Gesundheitswesen 2005; 67 - V35
DOI: 10.1055/s-2005-920529

Arbeitsunfähigkeitsbegutachtung bei psychischen Erkrankungen

C Keitel 1, K Hufnagel 1, N Rösler 2, H Bucher 3
  • 1MDK Sachsen-Anhalt
  • 2MDK Berlin-Brandenburg
  • 3MDK Sachsen-Anhalt

Hintergrund/Ziele/Forschungsfrage: Die Zeiten für Arbeitsunfähigkeit (AU) von Versicherten mit psychischen Erkrankungen haben in den letzten Jahren deutlich zugenommen. Beispielsweise wiesen die AU-Zeiten für berufstätige Mitglieder einer Ersatzkasse im direkten Vergleich der Jahre 1997 und 2002 einen Anstieg um 51% auf. Material und Methoden: Es wurden die AU-Begutachtungen mit körperlicher Untersuchung (Medizinischer Dienst der Krankenversicherung Sachsen-Anhalt) für ausgewählte F-Diagnose-Gruppen der Jahre 2001 bis 2003 ausgewertet. Dabei wurden sechs ICD-10-Gruppen gebildet. Die Gutachten wurden über die AU-begründende Hauptdiagnose identifiziert, systematisch erfasst und retrospektiv analysiert.

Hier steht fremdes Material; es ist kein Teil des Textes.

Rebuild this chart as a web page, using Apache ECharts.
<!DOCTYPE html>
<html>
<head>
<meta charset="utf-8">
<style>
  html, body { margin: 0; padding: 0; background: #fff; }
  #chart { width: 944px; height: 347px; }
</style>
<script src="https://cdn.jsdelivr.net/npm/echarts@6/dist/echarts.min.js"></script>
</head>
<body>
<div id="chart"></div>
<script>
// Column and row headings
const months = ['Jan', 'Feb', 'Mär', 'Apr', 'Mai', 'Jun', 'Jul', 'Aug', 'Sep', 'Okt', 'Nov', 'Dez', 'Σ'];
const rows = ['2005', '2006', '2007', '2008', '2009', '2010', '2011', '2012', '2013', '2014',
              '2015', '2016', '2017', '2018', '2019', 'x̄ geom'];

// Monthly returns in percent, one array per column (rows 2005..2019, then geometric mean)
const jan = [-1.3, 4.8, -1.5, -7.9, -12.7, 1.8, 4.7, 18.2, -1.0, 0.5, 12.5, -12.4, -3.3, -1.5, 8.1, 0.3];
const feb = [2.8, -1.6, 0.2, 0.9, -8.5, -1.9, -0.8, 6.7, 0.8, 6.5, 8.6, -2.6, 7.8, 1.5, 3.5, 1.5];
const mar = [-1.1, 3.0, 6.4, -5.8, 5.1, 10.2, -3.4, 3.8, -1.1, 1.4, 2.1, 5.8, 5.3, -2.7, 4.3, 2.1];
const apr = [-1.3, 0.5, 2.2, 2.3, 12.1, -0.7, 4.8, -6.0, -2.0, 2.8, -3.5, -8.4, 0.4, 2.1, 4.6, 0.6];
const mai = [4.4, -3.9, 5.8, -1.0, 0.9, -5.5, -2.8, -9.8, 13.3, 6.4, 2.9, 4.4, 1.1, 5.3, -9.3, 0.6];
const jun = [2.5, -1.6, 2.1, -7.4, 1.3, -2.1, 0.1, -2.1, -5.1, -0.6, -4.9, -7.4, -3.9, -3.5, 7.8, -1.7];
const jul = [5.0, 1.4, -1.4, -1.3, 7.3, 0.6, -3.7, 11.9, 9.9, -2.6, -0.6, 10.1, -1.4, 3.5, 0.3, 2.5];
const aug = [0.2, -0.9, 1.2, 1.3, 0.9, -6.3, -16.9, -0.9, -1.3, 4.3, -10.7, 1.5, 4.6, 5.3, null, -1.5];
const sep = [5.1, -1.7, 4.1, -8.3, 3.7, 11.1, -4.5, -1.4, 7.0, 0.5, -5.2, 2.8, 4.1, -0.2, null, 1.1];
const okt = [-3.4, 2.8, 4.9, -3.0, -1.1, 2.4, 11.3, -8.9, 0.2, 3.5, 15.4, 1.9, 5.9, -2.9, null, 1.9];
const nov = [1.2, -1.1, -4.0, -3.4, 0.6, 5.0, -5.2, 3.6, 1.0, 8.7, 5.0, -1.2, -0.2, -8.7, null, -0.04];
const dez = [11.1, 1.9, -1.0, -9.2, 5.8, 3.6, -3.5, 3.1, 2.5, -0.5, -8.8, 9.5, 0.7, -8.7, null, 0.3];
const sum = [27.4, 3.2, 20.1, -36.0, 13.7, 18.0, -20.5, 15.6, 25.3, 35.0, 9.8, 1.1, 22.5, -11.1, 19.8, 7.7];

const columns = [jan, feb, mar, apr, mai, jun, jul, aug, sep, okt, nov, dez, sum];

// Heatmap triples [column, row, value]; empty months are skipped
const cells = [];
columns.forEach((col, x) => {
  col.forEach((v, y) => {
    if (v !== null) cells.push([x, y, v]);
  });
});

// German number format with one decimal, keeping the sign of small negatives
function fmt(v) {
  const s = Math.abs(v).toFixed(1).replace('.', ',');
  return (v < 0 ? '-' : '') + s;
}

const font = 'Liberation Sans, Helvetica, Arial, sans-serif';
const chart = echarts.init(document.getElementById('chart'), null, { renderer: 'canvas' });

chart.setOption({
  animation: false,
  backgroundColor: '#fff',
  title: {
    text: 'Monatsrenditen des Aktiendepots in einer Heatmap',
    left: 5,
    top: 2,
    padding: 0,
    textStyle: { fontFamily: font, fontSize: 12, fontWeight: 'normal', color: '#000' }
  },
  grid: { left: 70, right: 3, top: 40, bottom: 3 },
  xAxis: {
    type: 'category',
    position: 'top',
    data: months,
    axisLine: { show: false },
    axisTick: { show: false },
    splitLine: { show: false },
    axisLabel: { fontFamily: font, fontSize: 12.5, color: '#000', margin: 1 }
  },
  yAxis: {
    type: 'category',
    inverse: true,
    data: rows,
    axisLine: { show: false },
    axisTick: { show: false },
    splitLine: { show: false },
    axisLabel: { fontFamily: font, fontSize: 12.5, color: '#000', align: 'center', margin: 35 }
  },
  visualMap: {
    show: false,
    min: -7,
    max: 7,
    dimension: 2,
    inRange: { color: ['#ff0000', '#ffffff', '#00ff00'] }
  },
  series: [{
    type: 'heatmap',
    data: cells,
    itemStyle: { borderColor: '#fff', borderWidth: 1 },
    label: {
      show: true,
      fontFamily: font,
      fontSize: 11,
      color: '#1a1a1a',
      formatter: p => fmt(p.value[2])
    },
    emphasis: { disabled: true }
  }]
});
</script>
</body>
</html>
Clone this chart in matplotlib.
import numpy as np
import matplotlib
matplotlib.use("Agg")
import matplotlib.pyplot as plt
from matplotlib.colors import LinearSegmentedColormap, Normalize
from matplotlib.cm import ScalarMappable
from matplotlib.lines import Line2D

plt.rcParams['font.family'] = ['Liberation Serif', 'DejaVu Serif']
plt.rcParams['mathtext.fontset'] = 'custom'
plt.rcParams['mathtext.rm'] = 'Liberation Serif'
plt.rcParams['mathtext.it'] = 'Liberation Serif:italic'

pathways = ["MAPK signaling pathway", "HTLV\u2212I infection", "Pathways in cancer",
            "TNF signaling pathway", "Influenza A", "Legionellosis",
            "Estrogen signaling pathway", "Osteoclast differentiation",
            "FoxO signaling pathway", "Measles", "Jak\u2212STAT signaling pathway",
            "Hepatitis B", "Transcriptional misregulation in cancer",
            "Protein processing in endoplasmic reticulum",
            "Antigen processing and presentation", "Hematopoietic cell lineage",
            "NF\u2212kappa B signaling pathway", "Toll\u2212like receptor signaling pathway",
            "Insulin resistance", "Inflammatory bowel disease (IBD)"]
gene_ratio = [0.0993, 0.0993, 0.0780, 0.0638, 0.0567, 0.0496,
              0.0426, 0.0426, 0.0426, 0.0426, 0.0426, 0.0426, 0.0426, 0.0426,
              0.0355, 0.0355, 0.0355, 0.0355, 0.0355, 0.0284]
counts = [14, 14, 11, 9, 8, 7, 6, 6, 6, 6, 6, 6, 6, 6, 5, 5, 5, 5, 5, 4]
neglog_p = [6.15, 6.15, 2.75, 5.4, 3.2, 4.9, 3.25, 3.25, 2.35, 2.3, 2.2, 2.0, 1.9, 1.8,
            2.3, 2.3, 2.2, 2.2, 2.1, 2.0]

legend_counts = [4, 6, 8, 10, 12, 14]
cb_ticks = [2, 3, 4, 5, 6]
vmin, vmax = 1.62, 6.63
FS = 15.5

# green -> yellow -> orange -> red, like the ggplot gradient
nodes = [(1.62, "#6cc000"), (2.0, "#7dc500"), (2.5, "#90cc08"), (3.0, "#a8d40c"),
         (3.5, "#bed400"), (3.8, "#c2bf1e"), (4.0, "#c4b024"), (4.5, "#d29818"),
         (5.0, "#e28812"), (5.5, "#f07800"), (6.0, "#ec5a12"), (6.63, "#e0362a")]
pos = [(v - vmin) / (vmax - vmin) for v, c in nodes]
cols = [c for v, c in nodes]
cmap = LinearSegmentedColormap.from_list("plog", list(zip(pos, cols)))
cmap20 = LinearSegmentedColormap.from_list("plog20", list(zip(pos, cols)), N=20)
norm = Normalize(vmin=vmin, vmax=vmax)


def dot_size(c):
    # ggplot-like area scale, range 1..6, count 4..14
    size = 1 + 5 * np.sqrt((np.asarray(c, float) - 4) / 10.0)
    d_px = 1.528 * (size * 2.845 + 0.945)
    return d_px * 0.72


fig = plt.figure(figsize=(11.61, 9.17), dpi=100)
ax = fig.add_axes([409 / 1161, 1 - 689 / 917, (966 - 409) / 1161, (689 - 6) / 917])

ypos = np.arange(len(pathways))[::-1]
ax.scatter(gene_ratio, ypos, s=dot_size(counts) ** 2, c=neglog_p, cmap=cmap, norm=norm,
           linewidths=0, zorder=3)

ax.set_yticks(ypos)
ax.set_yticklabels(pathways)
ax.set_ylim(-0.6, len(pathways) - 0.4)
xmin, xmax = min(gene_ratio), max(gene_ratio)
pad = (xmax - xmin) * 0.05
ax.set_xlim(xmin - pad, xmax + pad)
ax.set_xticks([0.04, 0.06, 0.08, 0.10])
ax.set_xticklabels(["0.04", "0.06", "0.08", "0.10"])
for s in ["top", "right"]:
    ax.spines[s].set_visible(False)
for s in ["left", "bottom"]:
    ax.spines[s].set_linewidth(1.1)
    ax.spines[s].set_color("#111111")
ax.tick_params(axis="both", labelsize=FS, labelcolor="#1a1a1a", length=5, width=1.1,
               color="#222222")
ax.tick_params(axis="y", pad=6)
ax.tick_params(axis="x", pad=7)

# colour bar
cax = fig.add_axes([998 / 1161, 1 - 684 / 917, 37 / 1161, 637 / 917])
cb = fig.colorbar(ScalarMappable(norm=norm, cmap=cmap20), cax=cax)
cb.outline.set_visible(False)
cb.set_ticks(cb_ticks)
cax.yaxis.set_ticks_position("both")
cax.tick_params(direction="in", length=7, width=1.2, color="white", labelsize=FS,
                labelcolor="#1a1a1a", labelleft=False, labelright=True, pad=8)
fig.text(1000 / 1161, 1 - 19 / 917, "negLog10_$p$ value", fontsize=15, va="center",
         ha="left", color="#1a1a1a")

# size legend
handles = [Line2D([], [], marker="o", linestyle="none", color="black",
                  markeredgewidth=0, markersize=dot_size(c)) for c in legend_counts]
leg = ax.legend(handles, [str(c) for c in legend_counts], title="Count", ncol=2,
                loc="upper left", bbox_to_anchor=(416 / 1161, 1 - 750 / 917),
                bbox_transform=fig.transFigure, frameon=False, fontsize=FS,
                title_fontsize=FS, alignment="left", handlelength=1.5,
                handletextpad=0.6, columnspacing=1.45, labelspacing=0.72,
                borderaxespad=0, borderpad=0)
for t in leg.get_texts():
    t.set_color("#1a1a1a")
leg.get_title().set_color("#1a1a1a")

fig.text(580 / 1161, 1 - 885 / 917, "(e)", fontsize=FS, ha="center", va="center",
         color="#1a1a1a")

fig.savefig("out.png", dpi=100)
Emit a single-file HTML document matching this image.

Ergebnisse: Im genannten Zeitraum wurden 4.069 körperliche Untersuchungen durchgeführt, davon entfielen 1.500 Begutachtungen auf Versicherte mit affektiven Störungen. Die Zeitdauer zwischen AU-Beginn und Erstbegutachtung lag bei 119 Tagen (Median). Die Wiederaufnahme einer Arbeitstätigkeit wurde bei 13,3% aller Begutachtungen empfohlen, bei Versicherten mit der Diagnose einer somatoformen Störung in 20,4% der Fälle. Im genannten Zeitraum wurde über alle Diagnosegruppen bei 40,2% der Versicherten eine erhebliche Gefährdung oder Minderung der Erwerbsfähigkeit gesehen und die Bedingungen des § 51 (1) SGB V als medizinisch begründet eingeschätzt. Die Verfahren gemäß § 51 SGB V haben von 2001 zu 2003 signifikant zugenommen. 96,8% der Untersuchten hatten im Vorfeld der Begutachtung keinen Krankenhausaufenthalt bezüglich der F-Diagnosen in Anspruch genommen. In 63,4% der Fälle hatte der Hausarzt die AU bescheinigt, in etwa 25% der Fälle der Facharzt für Neurologie /Psychiatrie. Schlussfolgerungen und Diskussion: Eine frühzeitige Vorlage zur sozialmedizinischen Fallberatung und Begutachtung kann bei Versicherten mit AU durch eine psychische Erkrankung vorgeschlagen werden, um Chronifizierungen des Krankheitsgeschehens entgegenwirken zu können und die Gesamtdauer der AU möglichst zu verkürzen.